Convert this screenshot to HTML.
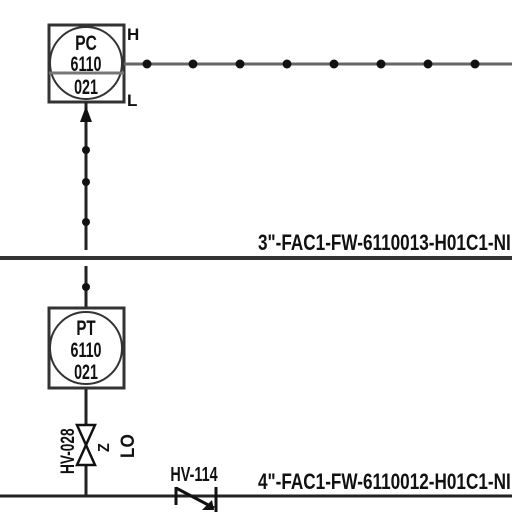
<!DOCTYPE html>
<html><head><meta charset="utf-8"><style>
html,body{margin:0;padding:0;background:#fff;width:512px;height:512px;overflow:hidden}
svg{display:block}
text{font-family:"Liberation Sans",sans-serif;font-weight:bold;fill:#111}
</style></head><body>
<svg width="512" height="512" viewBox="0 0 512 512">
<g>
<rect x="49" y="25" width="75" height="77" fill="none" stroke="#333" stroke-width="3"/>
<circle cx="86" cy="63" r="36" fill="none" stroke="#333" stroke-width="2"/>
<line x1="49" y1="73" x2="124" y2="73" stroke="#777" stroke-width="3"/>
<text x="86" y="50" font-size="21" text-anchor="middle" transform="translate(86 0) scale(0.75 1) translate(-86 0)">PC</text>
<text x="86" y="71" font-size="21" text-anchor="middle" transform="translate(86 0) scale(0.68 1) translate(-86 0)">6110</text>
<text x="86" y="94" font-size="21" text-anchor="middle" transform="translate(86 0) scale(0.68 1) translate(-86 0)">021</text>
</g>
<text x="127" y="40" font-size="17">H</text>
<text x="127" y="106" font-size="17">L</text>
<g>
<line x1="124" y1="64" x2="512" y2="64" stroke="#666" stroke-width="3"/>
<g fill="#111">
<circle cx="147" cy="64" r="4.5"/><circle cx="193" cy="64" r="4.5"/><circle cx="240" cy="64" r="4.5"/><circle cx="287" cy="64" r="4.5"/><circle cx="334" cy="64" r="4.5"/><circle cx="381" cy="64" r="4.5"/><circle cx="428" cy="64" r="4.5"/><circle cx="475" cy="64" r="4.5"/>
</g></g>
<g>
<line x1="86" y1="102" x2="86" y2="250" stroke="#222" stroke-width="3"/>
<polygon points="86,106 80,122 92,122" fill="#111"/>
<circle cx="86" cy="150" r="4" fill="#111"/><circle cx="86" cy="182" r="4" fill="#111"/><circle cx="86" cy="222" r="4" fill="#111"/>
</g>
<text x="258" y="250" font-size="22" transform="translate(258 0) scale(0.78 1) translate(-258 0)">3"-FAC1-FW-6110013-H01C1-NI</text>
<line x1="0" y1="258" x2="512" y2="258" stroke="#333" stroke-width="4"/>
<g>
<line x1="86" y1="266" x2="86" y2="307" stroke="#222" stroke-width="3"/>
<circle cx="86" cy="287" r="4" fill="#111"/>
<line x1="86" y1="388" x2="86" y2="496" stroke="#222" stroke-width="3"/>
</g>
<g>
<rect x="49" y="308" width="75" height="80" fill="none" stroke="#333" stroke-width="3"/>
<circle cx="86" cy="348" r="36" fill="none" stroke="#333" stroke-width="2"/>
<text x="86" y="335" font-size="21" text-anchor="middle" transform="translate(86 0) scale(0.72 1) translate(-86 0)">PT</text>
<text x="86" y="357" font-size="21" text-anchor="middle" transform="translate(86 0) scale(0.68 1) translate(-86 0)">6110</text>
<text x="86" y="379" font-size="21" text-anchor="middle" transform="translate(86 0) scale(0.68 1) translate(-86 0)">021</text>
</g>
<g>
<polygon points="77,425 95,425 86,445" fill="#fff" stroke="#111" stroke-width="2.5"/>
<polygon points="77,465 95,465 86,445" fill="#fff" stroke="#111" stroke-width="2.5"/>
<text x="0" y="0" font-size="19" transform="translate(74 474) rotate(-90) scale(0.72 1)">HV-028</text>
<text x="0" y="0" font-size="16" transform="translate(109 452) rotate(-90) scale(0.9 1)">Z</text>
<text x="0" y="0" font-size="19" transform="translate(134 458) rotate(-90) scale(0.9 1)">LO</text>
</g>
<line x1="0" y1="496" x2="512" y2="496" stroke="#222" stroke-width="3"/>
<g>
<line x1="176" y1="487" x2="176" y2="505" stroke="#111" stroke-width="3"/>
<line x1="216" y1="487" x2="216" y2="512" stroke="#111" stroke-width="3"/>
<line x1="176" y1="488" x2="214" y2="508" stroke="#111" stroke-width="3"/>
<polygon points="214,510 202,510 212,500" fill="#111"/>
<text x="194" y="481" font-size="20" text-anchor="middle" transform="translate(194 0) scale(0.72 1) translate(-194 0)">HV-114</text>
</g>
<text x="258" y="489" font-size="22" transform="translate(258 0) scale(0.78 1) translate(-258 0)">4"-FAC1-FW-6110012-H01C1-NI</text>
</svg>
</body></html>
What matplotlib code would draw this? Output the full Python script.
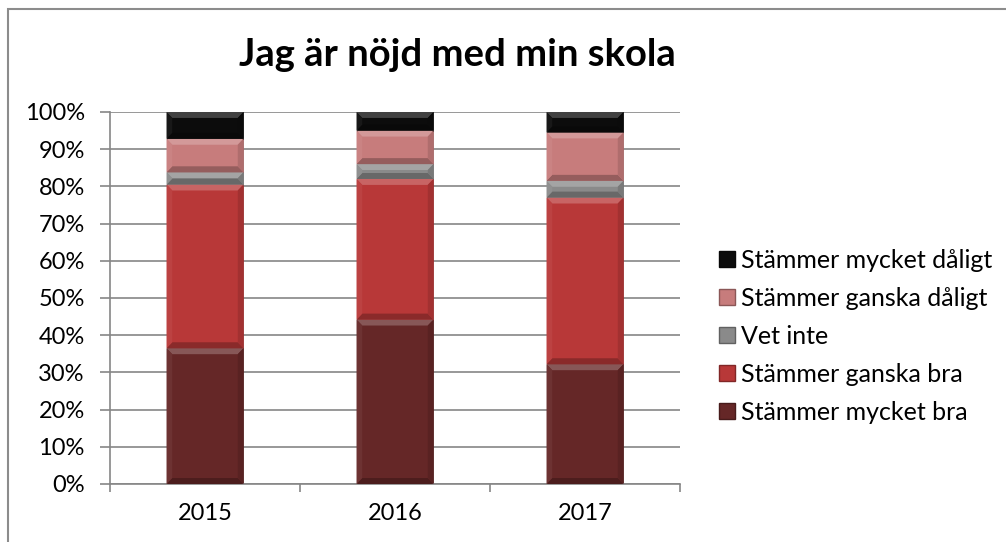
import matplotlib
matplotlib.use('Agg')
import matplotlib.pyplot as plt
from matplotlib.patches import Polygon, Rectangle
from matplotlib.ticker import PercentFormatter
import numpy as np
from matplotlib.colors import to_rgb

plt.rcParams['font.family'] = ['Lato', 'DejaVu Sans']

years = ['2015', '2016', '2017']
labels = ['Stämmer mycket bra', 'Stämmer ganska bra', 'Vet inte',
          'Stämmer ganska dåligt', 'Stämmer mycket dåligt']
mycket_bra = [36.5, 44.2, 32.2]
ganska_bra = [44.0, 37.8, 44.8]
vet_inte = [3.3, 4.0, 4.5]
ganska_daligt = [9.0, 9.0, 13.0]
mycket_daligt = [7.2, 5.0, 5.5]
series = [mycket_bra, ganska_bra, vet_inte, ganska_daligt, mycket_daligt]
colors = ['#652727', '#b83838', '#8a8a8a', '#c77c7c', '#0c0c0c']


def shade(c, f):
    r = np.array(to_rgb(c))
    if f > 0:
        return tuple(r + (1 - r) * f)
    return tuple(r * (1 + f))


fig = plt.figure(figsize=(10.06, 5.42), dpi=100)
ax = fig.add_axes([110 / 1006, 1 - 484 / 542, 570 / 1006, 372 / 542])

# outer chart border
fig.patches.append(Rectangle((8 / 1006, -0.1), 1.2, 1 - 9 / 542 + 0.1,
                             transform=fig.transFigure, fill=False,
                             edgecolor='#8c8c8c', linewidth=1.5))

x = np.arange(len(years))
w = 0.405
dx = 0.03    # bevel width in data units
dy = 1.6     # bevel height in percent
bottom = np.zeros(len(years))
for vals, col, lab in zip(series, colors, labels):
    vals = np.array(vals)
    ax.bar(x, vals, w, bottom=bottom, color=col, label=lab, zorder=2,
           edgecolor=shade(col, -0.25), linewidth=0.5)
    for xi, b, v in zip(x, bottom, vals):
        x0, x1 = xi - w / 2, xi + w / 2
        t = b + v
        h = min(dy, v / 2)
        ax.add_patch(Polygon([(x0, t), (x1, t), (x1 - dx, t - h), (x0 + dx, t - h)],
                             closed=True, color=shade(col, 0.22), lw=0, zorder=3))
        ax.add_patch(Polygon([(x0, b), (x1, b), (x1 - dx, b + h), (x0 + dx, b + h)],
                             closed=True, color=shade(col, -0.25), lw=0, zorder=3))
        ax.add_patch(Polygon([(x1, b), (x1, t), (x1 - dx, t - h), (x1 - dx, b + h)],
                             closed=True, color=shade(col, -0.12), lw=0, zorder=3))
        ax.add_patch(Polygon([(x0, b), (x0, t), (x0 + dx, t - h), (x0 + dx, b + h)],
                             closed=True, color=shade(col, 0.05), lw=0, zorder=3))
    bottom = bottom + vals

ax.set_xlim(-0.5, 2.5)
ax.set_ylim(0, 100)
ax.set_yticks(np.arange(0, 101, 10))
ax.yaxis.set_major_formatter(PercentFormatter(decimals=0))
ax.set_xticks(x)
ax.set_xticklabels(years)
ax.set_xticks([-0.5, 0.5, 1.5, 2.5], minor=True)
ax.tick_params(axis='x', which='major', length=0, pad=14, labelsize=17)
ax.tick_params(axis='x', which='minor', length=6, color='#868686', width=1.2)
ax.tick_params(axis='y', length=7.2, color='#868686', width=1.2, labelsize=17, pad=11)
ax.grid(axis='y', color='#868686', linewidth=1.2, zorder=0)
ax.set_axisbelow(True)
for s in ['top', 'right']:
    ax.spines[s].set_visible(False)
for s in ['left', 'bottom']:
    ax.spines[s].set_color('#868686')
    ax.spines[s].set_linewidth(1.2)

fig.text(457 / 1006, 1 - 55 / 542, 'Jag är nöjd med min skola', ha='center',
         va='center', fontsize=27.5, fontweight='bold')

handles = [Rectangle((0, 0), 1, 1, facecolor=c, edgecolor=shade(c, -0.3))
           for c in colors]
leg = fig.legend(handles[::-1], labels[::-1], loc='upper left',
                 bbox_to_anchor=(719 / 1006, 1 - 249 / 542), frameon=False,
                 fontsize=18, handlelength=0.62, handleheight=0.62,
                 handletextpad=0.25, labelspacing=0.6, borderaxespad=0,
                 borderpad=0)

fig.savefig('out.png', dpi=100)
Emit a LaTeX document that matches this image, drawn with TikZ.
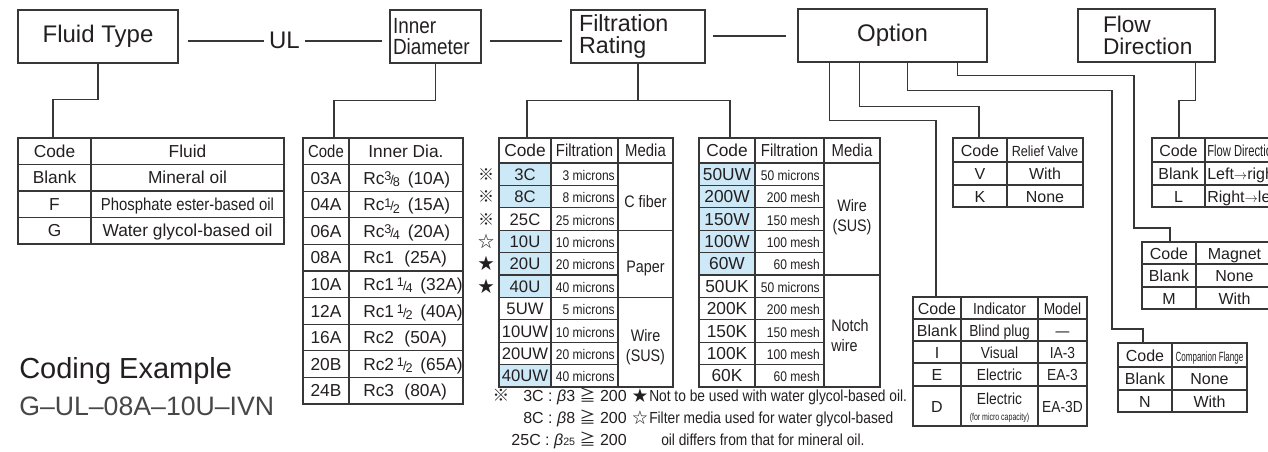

- [INSTRUCTION] Output exactly the lines from the one containing "What matplotlib code" through the one containing "plt.rcParams['font.family'] = ['Lato', 'DejaVu", both included, and nothing else; leave out any pictures.

- [RIGHT ANSWER]
What matplotlib code would draw this? Output the full Python script.
import matplotlib
matplotlib.use('Agg')
import matplotlib.pyplot as plt
from matplotlib.patches import Polygon, Rectangle
from matplotlib.ticker import PercentFormatter
import numpy as np
from matplotlib.colors import to_rgb

plt.rcParams['font.family'] = ['Lato', 'DejaVu Sans']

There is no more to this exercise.